The reason is that, in order to achieve the goals listed above, we want to expand transit's reach past the current social networks. Even if it's true that only spatial navigators read maps, and only "foamers" try new transit routes on a whim, these map-reading transit buffs are one way that the use of a new transit system can spread from one social network to another.
But this is only one kind of mode decision, habit. As I wrote before, there are three others: single trips, investments and subsidies. Glamour has a much bigger effect on these decisions than on habits, and so does information.
Transit information can influence how people see themselves and their neighborhoods. Think of how ubiquitous subway bullets and maps are in media relating to New York, and Underground symbols in London. The "freeways" and boulevards of Los Angeles fill a similar role. People who live in a neighborhood without a subway station, like Maspeth, think of it as a neighborhood for cars, but people who live in Ridgewood think of it as a transit neighborhood.
A person who's heard about a particular destination and wants to visit will usually take transit if it's presented as a reliable way to get there, which is why restaurant reviews and entertainment listings should include basic transit information, especially in suburban areas where transit use is not assumed.
If someone's moving to, say, Fairview, where they can't see a train line on the map, they may assume that no one takes transit and buy a car. Once they've got the car they have an incentive to use it. People who don't want to drive may avoid Fairview altogether, depriving those buses of farebox revenue.

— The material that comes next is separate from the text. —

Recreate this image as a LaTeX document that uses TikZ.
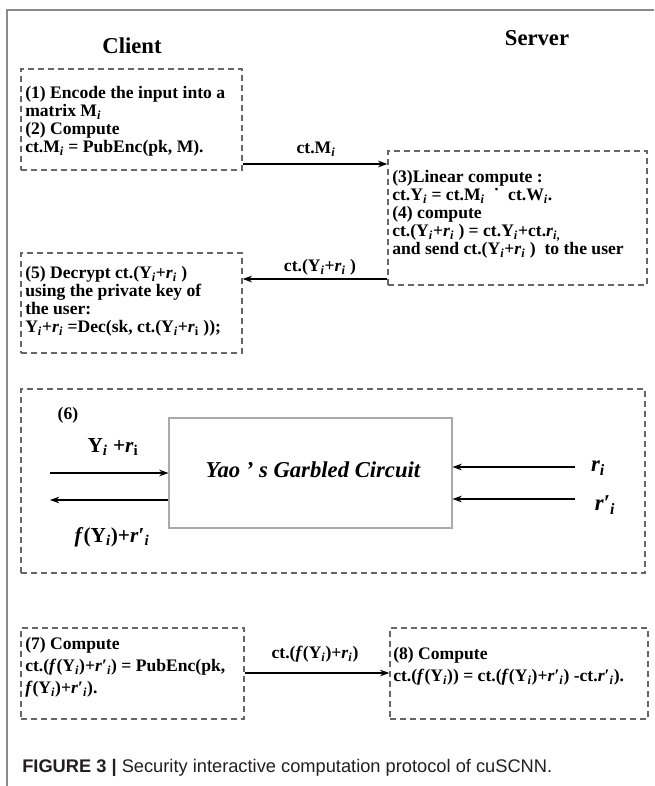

On the other hand, if people see that there is frequent bus and van service, they may choose to move there and not own a car, contributing to the critical mass of transit riders.
Information can also influence subsidies. If politicians don't see their districts on a transit map, they may conclude that all their constituents drive. As a result, they may cut transit funding or push for driving subsidies.
Adirondacker also mentions several attempts to map buses in New Jersey that failed to stem the exodus to cars. No examples of such maps were provided, but given that people have succeeded in producing relatively readable bus maps of Queens and the Paris suburbs, I think they can do it in New Jersey.
One strategy that Jarrett has mentioned several times is a frequent network map. While I think the concept has some limitations - if your goal is for every route to have frequent service, what happens to your map when you reach that goal? - it's a good start.
Today, Jarrett mentions the excitement he felt as a teenager, watching the buses in Portland's Fareless Square:
I remember that because it's the same excitement that many of us have felt in an airport, or a great European train station, when we see a departure board showing all the exotic places to which people are departing. In the entire passenger transport experience, this is the moment that offers the most visceral sensation of freedom -- look at all the places I could go, from right here! -- and as the car industry can tell you, creating a sensation of freedom is the key to success. Urbanists need to think more about this sensation, because it could help them describe transit mobility in a way that connects it to things that we all value. Things like freedom, and joy.
I would argue that maps have the same glamour effect on people - and not just spatial navigators. Don't discount the value of that sense of the possible in transit: whether it's a map, a timetable, a departure board, a view of a bustling transfer point, or an announcer's voice on the PA, we see transit as full of possibilities. We could go to Basingstoke or Reading! Massapequa, Massapequa Park! Anaheim, Azusa and Cucamonga!